Syrup producers said that even with this year’s sap having a high concentration of sugar, consumers won’t notice much of a difference in taste. The benefits are primarily for the producers, who need less time to process the lighter, sweeter sap than more “amber” sap. With more sugar in the sap, less water must be evaporated to make syrup.

“If the sugar content drops out of it, you might as well stop the taps once it drops below 1% because all you’re doing is burning up next year’s wood,” said Gary Billings, who runs Ripley Farm in Montague.

“Mother Nature gave us quite a break,” said Howard Boyden, noting that last year’s 56-1 sap-to-syrup ratio has been condensed to 44-1 this year.

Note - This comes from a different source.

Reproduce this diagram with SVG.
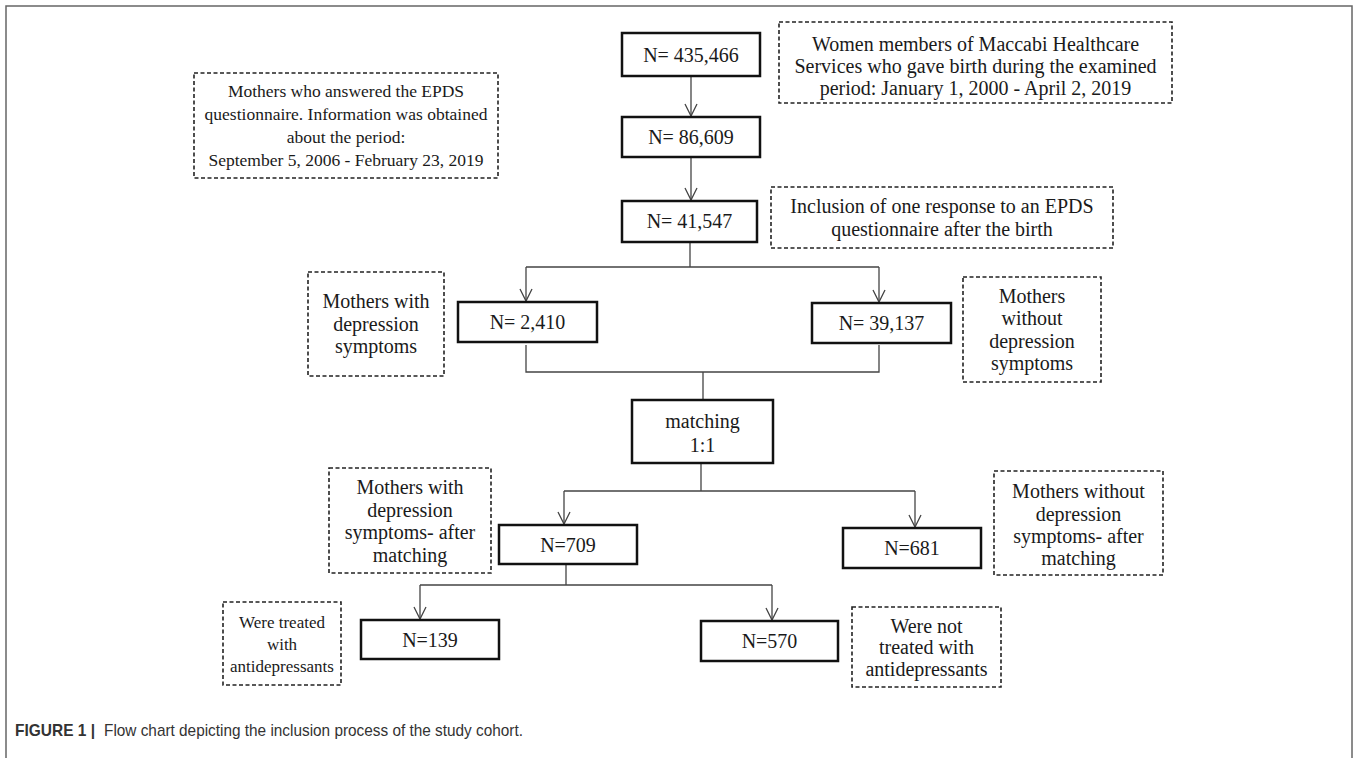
<svg xmlns="http://www.w3.org/2000/svg" width="1357" height="758" viewBox="0 0 1357 758">
<defs>
<style>
.box{fill:#fff;stroke:#111;stroke-width:2.5}
.note{fill:#fff;stroke:#222;stroke-width:1.6;stroke-dasharray:4 2.5}
.t{font-family:"Liberation Serif","Times New Roman",serif;font-size:20px;fill:#1a1a1a;text-anchor:middle}
.s{font-size:17.5px}
.s2{font-size:17px}
.c{fill:none;stroke:#444;stroke-width:1.3}
.a{marker-end:url(#arr)}
.cap{font-family:"Liberation Sans",Arial,sans-serif;fill:#333}
</style>
<marker id="arr" markerUnits="userSpaceOnUse" markerWidth="14" markerHeight="14" refX="12" refY="6" orient="auto" overflow="visible">
<path d="M0,0 L12,6 L0,12" fill="none" stroke="#444" stroke-width="1.3"/>
</marker>
</defs>
<rect width="1357" height="758" fill="#fff"/>
<rect x="6" y="6" width="1346" height="770" fill="none" stroke="#666" stroke-width="1.5"/>

<g id="connectors">
<path class="c a" d="M691,76 V116"/>
<path class="c a" d="M691,157 V200"/>
<path class="c" d="M690,242 V267 M526,267 H879"/>
<path class="c a" d="M526,267 V301"/>
<path class="c a" d="M879,267 V302"/>
<path class="c" d="M526,345 V372 H879 V345 M703,372 V400"/>
<path class="c" d="M701,463 V491 M564,491 H915"/>
<path class="c a" d="M564,491 V524"/>
<path class="c a" d="M915,491 V527"/>
<path class="c" d="M566,564 V585 M420,585 H772"/>
<path class="c a" d="M420,585 V619"/>
<path class="c a" d="M772,585 V620"/>
</g>

<g id="n1"><rect class="box" x="622" y="33" width="138" height="43"/><text class="t" x="691" y="62">N= 435,466</text></g>
<g id="n2"><rect class="box" x="622" y="117" width="138" height="40"/><text class="t" x="691" y="144">N= 86,609</text></g>
<g id="n3"><rect class="box" x="622" y="201" width="135" height="41"/><text class="t" x="689.5" y="228">N= 41,547</text></g>
<g id="n4"><rect class="box" x="458" y="302" width="139" height="40"/><text class="t" x="527.5" y="329">N= 2,410</text></g>
<g id="n5"><rect class="box" x="812" y="303" width="139" height="40"/><text class="t" x="881.5" y="330">N= 39,137</text></g>
<g id="n6"><rect class="box" x="632" y="400" width="141" height="63"/><text class="t" x="702.5" y="428">matching</text><text class="t" x="702.5" y="452">1:1</text></g>
<g id="n7"><rect class="box" x="499" y="525" width="138" height="39"/><text class="t" x="568" y="552">N=709</text></g>
<g id="n8"><rect class="box" x="843" y="528" width="138" height="40"/><text class="t" x="912" y="555">N=681</text></g>
<g id="n9"><rect class="box" x="361" y="620" width="138" height="39"/><text class="t" x="430" y="647">N=139</text></g>
<g id="n10"><rect class="box" x="701" y="621" width="137" height="40"/><text class="t" x="769.5" y="648">N=570</text></g>

<g id="note-top"><rect class="note" x="779" y="22" width="393" height="81"/>
<text class="t" x="975.5" y="51">Women members of Maccabi Healthcare</text>
<text class="t" x="975.5" y="73">Services who gave birth during the examined</text>
<text class="t" x="975.5" y="95">period: January 1, 2000 - April 2, 2019</text></g>
<g id="note-epds"><rect class="note" x="194" y="73" width="304" height="105"/>
<text class="t s" x="346" y="97">Mothers who answered the EPDS</text>
<text class="t s" x="346" y="120">questionnaire. Information was obtained</text>
<text class="t s" x="346" y="143">about the period:</text>
<text class="t s" x="346" y="166">September 5, 2006 - February 23, 2019</text></g>
<g id="note-inclusion"><rect class="note" x="771" y="187" width="342" height="61"/>
<text class="t" x="942" y="213">Inclusion of one response to an EPDS</text>
<text class="t" x="942" y="236">questionnaire after the birth</text></g>
<g id="note-with"><rect class="note" x="308" y="272" width="136" height="104"/>
<text class="t" x="376" y="308">Mothers with</text>
<text class="t" x="376" y="331">depression</text>
<text class="t" x="376" y="353">symptoms</text></g>
<g id="note-without"><rect class="note" x="963" y="277" width="138" height="105"/>
<text class="t" x="1032" y="303">Mothers</text>
<text class="t" x="1032" y="325">without</text>
<text class="t" x="1032" y="348">depression</text>
<text class="t" x="1032" y="370">symptoms</text></g>
<g id="note-with-after"><rect class="note" x="329" y="468" width="162" height="105"/>
<text class="t" x="410" y="494">Mothers with</text>
<text class="t" x="410" y="517">depression</text>
<text class="t" x="410" y="539">symptoms- after</text>
<text class="t" x="410" y="562">matching</text></g>
<g id="note-without-after"><rect class="note" x="994" y="471" width="169" height="104"/>
<text class="t" x="1078.5" y="498">Mothers without</text>
<text class="t" x="1078.5" y="521">depression</text>
<text class="t" x="1078.5" y="543">symptoms- after</text>
<text class="t" x="1078.5" y="565">matching</text></g>
<g id="note-treated"><rect class="note" x="223" y="602" width="118" height="83"/>
<text class="t s2" x="282" y="628">Were treated</text>
<text class="t s2" x="282" y="650">with</text>
<text class="t s2" x="282" y="672">antidepressants</text></g>
<g id="note-not-treated"><rect class="note" x="852" y="607" width="149" height="80"/>
<text class="t" x="926.5" y="633">Were not</text>
<text class="t" x="926.5" y="654">treated with</text>
<text class="t" x="926.5" y="676">antidepressants</text></g>

<text class="cap" x="15" y="736" font-size="17"><tspan font-weight="bold" textLength="80" lengthAdjust="spacingAndGlyphs">FIGURE 1 |</tspan><tspan x="104" textLength="419" lengthAdjust="spacingAndGlyphs">Flow chart depicting the inclusion process of the study cohort.</tspan></text>
</svg>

Syrup producers collectively projected that this year’s yield will meet expectations, if not exceed them. Dan’s Veggies and Poplar Mountain Maple, which began the season’s sugaring on Feb. 13, has already produced 40 gallons of syrup, whereas in the past, an entire season’s yield would hover between 50 and 60 gallons.

Locals looking for a taste of this year’s syrup shouldn’t have a tough time getting their hands on some. Many sugar houses, including White’s Maple Syrup, Sweet Water Sugar House and Boyden Brothers Maple, forgo regular hours and allow people to stop by whenever is convenient for them to buy syrup.

Others are formally opening their restaurant space for the season, such as Davenport Maple Farm Restaurant in Shelburne and Williams Farm Sugarhouse in Deerfield. Davenport opens for the season Feb. 25, with hours on Saturdays and Sundays from 8 a.m. to 3 p.m. through April 2. Williams Farm will open on March 4, with hours on Saturdays and Sundays from 7:30 a.m. to 2 p.m.